Pois, caso o projeto seja aprovado nas duas casas legislativas (o que considero difícil), será submetido ao Presidente para sanção ou veto; e, caso Lula venha a vetá-lo, poderá ser acusado de simpatizante do aborto pelos condutores da pauta do moralismo de fachada, que, na verdade, não estão preocupados nem com o princípio fundamental do direito das mulheres à vida nem com o direito à vida em si. Até porque são defensores da pauta do Estado mínimo, que retira direitos e dignidade e só produz fome, miséria, violência, destruição e morte.

Por fim, é de se registrar que o direito das mulheres ao aborto foi conquistado em sociedades nas quais foi reconhecida a igualdade de direito e de fato entre homens e mulheres, como fizeram as revoluções russa (em 1920) e cubana (1959) e o Vietnã (1989), que garantiram às mulheres o direito fundamental à saúde e à escolha de métodos contraceptivos, ginecológicos e sanitários. 

Diante dos retrocessos sugeridos por essas pautas reacionárias, de cunho falso moralista, com preocupação religiosa de fachada e objetivo eleitoreiro, está a se delinear o alvo principal dos seus condutores, que pode ser, inicialmente, tentar impedir que as mulheres usufruam de direitos pré-estabelecidos e, num segundo momento, partir para a retirada da legislação de quaisquer direitos inerentes às mulheres.

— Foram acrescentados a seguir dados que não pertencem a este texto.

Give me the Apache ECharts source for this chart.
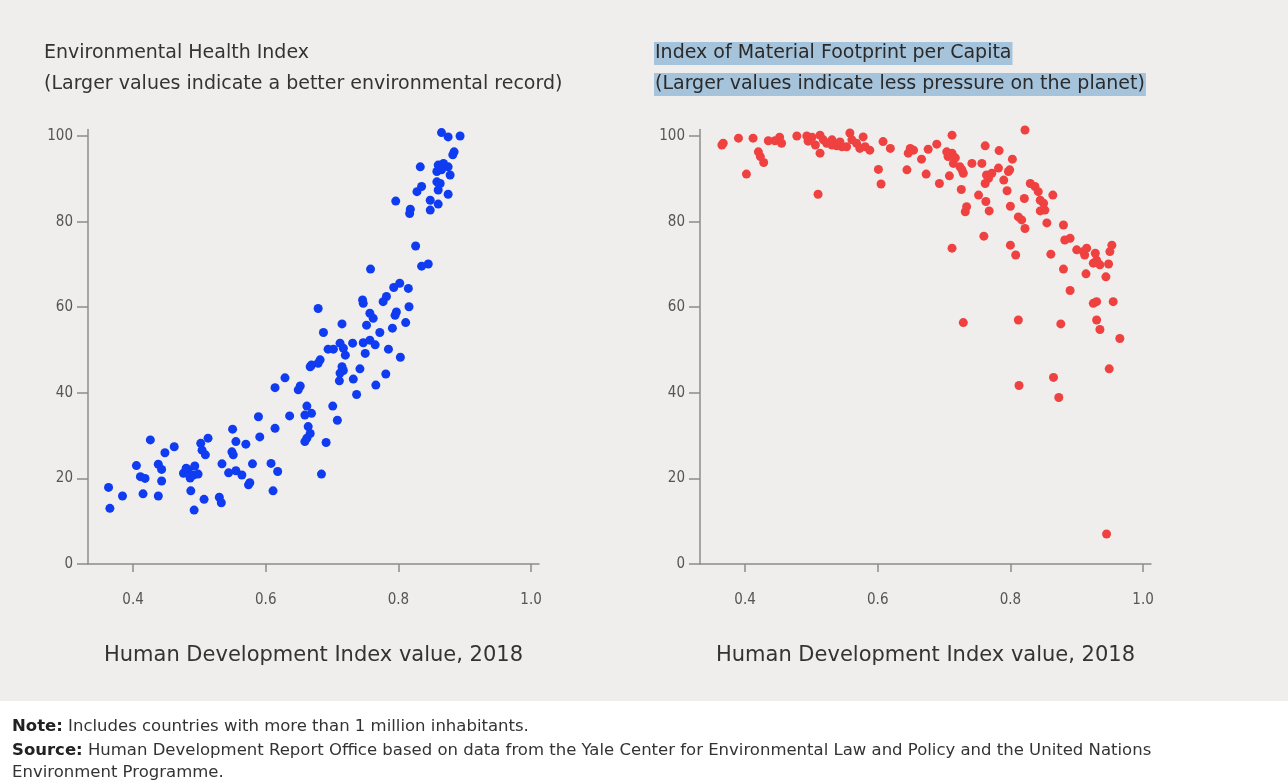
<!DOCTYPE html>
<html>
<head>
<meta charset="utf-8">
<title>HDI vs environment</title>
<script src="https://cdn.jsdelivr.net/npm/echarts@6/dist/echarts.min.js"></script>
<style>
  html, body { margin: 0; padding: 0; background: #fff; }
  #chart { width: 1288px; height: 784px; }
</style>
</head>
<body>
<div id="chart"></div>
<script>
// left panel: HDI value vs Environmental Health Index
const hdiEnv = [
  0.865, 0.875, 0.893, 0.884, 0.882, 0.833, 0.860, 0.868, 0.875, 0.858,
  0.865, 0.878, 0.858, 0.863, 0.835, 0.828, 0.860, 0.875, 0.796, 0.848,
  0.860, 0.848, 0.818, 0.817, 0.826, 0.835, 0.845, 0.758, 0.802, 0.793,
  0.815, 0.746, 0.747, 0.782, 0.777, 0.816, 0.797, 0.795, 0.757, 0.762,
  0.679, 0.752, 0.715, 0.811, 0.791, 0.772, 0.687, 0.731, 0.747, 0.757,
  0.765, 0.712, 0.717, 0.702, 0.694, 0.720, 0.750, 0.785, 0.803, 0.682,
  0.679, 0.669, 0.667, 0.715, 0.717, 0.712, 0.711, 0.742, 0.732, 0.781,
  0.766, 0.737, 0.629, 0.614, 0.652, 0.649, 0.662, 0.659, 0.669, 0.701,
  0.708, 0.636, 0.589, 0.614, 0.664, 0.667, 0.662, 0.659, 0.691, 0.591,
  0.550, 0.570, 0.555, 0.549, 0.551, 0.513, 0.502, 0.504, 0.509, 0.462,
  0.448, 0.426, 0.405, 0.438, 0.443, 0.411, 0.418, 0.443, 0.363, 0.384,
  0.415, 0.438, 0.476, 0.483, 0.491, 0.498, 0.493, 0.487, 0.534, 0.544,
  0.555, 0.564, 0.580, 0.576, 0.574, 0.608, 0.618, 0.611, 0.684, 0.507,
  0.530, 0.365, 0.492, 0.533, 0.480, 0.486
];
const envHealth = [
  100.8, 99.8, 100.0, 96.3, 95.6, 92.8, 93.2, 93.6, 92.8, 91.7,
  92.1, 90.9, 89.3, 88.9, 88.2, 87.0, 87.4, 86.4, 84.8, 85.0,
  84.1, 82.7, 82.9, 81.9, 74.3, 69.6, 70.1, 68.9, 65.6, 64.6,
  64.4, 61.7, 60.9, 62.5, 61.3, 60.1, 58.9, 58.1, 58.6, 57.4,
  59.7, 55.8, 56.1, 56.4, 55.1, 54.1, 54.1, 51.6, 51.7, 52.3,
  51.2, 51.6, 50.4, 50.2, 50.2, 48.8, 49.2, 50.2, 48.3, 47.7,
  46.9, 46.5, 46.1, 46.1, 45.2, 44.6, 42.8, 45.6, 43.2, 44.4,
  41.8, 39.6, 43.5, 41.2, 41.6, 40.7, 36.9, 34.8, 35.2, 36.9,
  33.6, 34.6, 34.4, 31.7, 32.1, 30.5, 29.4, 28.6, 28.4, 29.7,
  31.5, 28.0, 28.6, 26.2, 25.5, 29.4, 28.2, 26.6, 25.5, 27.4,
  26.0, 29.0, 23.0, 23.3, 22.1, 20.4, 20.0, 19.4, 17.9, 15.9,
  16.4, 15.9, 21.2, 22.0, 20.8, 21.0, 22.9, 17.1, 23.4, 21.3,
  21.8, 20.8, 23.4, 19.0, 18.5, 23.5, 21.6, 17.1, 21.0, 15.1,
  15.6, 13.0, 12.6, 14.3, 22.4, 20.1
];

// right panel: HDI value vs Index of Material Footprint per Capita
const hdiMat = [
  0.365, 0.367, 0.390, 0.412, 0.402, 0.420, 0.423, 0.428, 0.435, 0.452,
  0.455, 0.445, 0.478, 0.493, 0.501, 0.506, 0.513, 0.518, 0.523, 0.531,
  0.538, 0.546, 0.553, 0.513, 0.510, 0.558, 0.561, 0.568, 0.578, 0.581,
  0.588, 0.573, 0.601, 0.605, 0.608, 0.619, 0.644, 0.649, 0.646, 0.654,
  0.666, 0.673, 0.676, 0.689, 0.693, 0.704, 0.706, 0.712, 0.714, 0.708,
  0.712, 0.724, 0.729, 0.727, 0.726, 0.712, 0.734, 0.732, 0.742, 0.757,
  0.752, 0.762, 0.764, 0.762, 0.767, 0.772, 0.763, 0.768, 0.760, 0.783,
  0.782, 0.790, 0.797, 0.799, 0.795, 0.803, 0.800, 0.822, 0.812, 0.817,
  0.822, 0.821, 0.800, 0.808, 0.830, 0.837, 0.842, 0.845, 0.850, 0.852,
  0.845, 0.864, 0.855, 0.880, 0.882, 0.890, 0.861, 0.880, 0.890, 0.900,
  0.910, 0.915, 0.912, 0.928, 0.930, 0.925, 0.935, 0.948, 0.953, 0.950,
  0.914, 0.944, 0.925, 0.930, 0.955, 0.965, 0.930, 0.935, 0.876, 0.812,
  0.729, 0.949, 0.865, 0.813, 0.873, 0.945, 0.531, 0.543, 0.495, 0.717
];
const matFootprint = [
  97.9, 98.3, 99.5, 99.5, 91.1, 96.3, 95.2, 93.8, 98.9, 99.7,
  98.3, 98.9, 100.0, 100.0, 99.7, 97.9, 100.2, 99.1, 98.3, 97.9,
  97.7, 97.5, 97.5, 96.0, 86.4, 100.7, 99.1, 98.3, 99.8, 97.5,
  96.7, 97.1, 92.2, 88.8, 98.7, 97.1, 92.1, 97.1, 96.0, 96.7,
  94.6, 91.1, 96.9, 98.1, 88.9, 96.3, 95.2, 96.0, 93.6, 90.7,
  100.2, 92.8, 91.3, 92.1, 87.5, 73.8, 83.5, 82.3, 93.6, 93.6,
  86.2, 97.7, 90.9, 88.9, 90.1, 91.3, 84.7, 82.5, 76.6, 96.6,
  92.5, 89.7, 91.7, 92.1, 87.2, 94.6, 83.6, 101.4, 81.1, 80.4,
  78.4, 85.4, 74.5, 72.2, 88.9, 88.2, 87.0, 85.0, 84.3, 82.7,
  82.5, 86.2, 79.7, 79.2, 75.7, 76.1, 72.4, 68.9, 63.9, 73.4,
  73.0, 73.8, 72.2, 72.6, 71.0, 70.3, 69.9, 70.1, 74.5, 73.0,
  67.8, 67.1, 60.9, 61.3, 61.3, 52.7, 57.0, 54.8, 56.1, 57.0,
  56.4, 45.6, 43.6, 41.7, 38.9, 7.0, 99.1, 98.6, 98.8, 94.9
];

const xTicks = [0.4, 0.6, 0.8, 1.0];
const yTicks = [0, 20, 40, 60, 80, 100];

const leftTitle = ['Environmental Health Index', '(Larger values indicate a better environmental record)'];
const rightTitle = ['Index of Material Footprint per Capita', '(Larger values indicate less pressure on the planet)'];
const xName = 'Human Development Index value, 2018';

const pairs = (xs, ys) => xs.map((x, i) => [x, ys[i]]);

const chart = echarts.init(document.getElementById('chart'), null, { renderer: 'canvas' });

const axisGray = '#8c8c8c';
const labelFont = '"Liberation Sans Narrow", "DejaVu Sans Condensed", sans-serif';
const textFont = '"DejaVu Sans", sans-serif';

function makeX(gridIndex) {
  return {
    type: 'value',
    gridIndex: gridIndex,
    min: 0.332,
    max: 1.012,
    name: xName,
    nameLocation: 'middle',
    nameGap: 81,
    nameTextStyle: { color: '#333', fontSize: 21, fontFamily: textFont },
    axisLine: { show: true, lineStyle: { color: axisGray, width: 1.5 } },
    axisTick: { show: true, length: 8, customValues: xTicks, lineStyle: { color: axisGray, width: 1.5 } },
    axisLabel: {
      customValues: xTicks,
      margin: 29,
      color: '#555',
      fontSize: 15,
      fontFamily: labelFont,
      formatter: v => v.toFixed(1)
    },
    splitLine: { show: false }
  };
}

function makeY(gridIndex) {
  return {
    type: 'value',
    gridIndex: gridIndex,
    min: 0,
    max: 101.5,
    axisLine: { show: true, lineStyle: { color: axisGray, width: 1.5 } },
    axisTick: { show: true, length: 11, customValues: yTicks, lineStyle: { color: axisGray, width: 1.5 } },
    axisLabel: {
      customValues: yTicks,
      margin: 15,
      color: '#555',
      fontSize: 15,
      fontFamily: labelFont
    },
    splitLine: { show: false }
  };
}

const boldPart = { fontWeight: 'bold', fontSize: 16.5, fontFamily: textFont, fill: '#222' };

const option = {
  backgroundColor: '#fff',
  animation: false,
  graphic: [
    {
      type: 'rect',
      z: -10,
      silent: true,
      shape: { x: 0, y: 0, width: 1288, height: 701 },
      style: { fill: '#efeeec' }
    },
    {
      type: 'text',
      left: 12,
      top: 718,
      style: {
        text: '{b|Note:} Includes countries with more than 1 million inhabitants.',
        rich: { b: boldPart },
        fontSize: 16.5,
        fontFamily: textFont,
        fill: '#333'
      }
    },
    {
      type: 'text',
      left: 12,
      top: 740,
      style: {
        text: '{b|Source:} Human Development Report Office based on data from the Yale Center for Environmental Law and Policy and the United Nations\nEnvironment Programme.',
        rich: { b: boldPart },
        fontSize: 16.5,
        lineHeight: 22,
        fontFamily: textFont,
        fill: '#333'
      }
    }
  ],
  title: [
    {
      text: leftTitle.join('\n'),
      left: 44,
      top: 38,
      padding: 0,
      textStyle: { color: '#333', fontSize: 19, fontWeight: 'normal', lineHeight: 31, fontFamily: textFont }
    },
    {
      text: rightTitle.map(t => '{hl|' + t + '}').join('\n'),
      left: 654,
      top: 38,
      padding: 0,
      textStyle: {
        color: '#2a2a2a',
        fontSize: 19,
        fontWeight: 'normal',
        lineHeight: 31,
        fontFamily: textFont,
        rich: {
          hl: {
            color: '#2a2a2a',
            fontSize: 19,
            lineHeight: 31,
            fontFamily: textFont,
            backgroundColor: '#a5c3db',
            padding: [2, 1, 2, 1]
          }
        }
      }
    }
  ],
  grid: [
    { left: 88, top: 129.6, width: 451, height: 434.4, outerBoundsMode: 'none' },
    { left: 700, top: 129.6, width: 451, height: 434.4, outerBoundsMode: 'none' }
  ],
  xAxis: [makeX(0), makeX(1)],
  yAxis: [makeY(0), makeY(1)],
  series: [
    {
      name: 'Environmental Health Index',
      type: 'scatter',
      xAxisIndex: 0,
      yAxisIndex: 0,
      symbolSize: 9,
      itemStyle: { color: '#0f3cf0', opacity: 1 },
      data: pairs(hdiEnv, envHealth)
    },
    {
      name: 'Index of Material Footprint per Capita',
      type: 'scatter',
      xAxisIndex: 1,
      yAxisIndex: 1,
      symbolSize: 9,
      itemStyle: { color: '#f04141', opacity: 1 },
      data: pairs(hdiMat, matFootprint)
    }
  ]
};

chart.setOption(option);
</script>
</body>
</html>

Começam pela pauta de costumes e depois, quem sabe, mulheres proibidas de ter acesso à educação, de trabalhar, de gerir patrimônio etc. O inferno é o limite. Por isso, é de suma importância que as mulheres acompanhem atentamente esses movimentos, que saiam às ruas, ocupem os espaços públicos do país e se manifestem contra este nefasto e inconstitucional projeto de lei.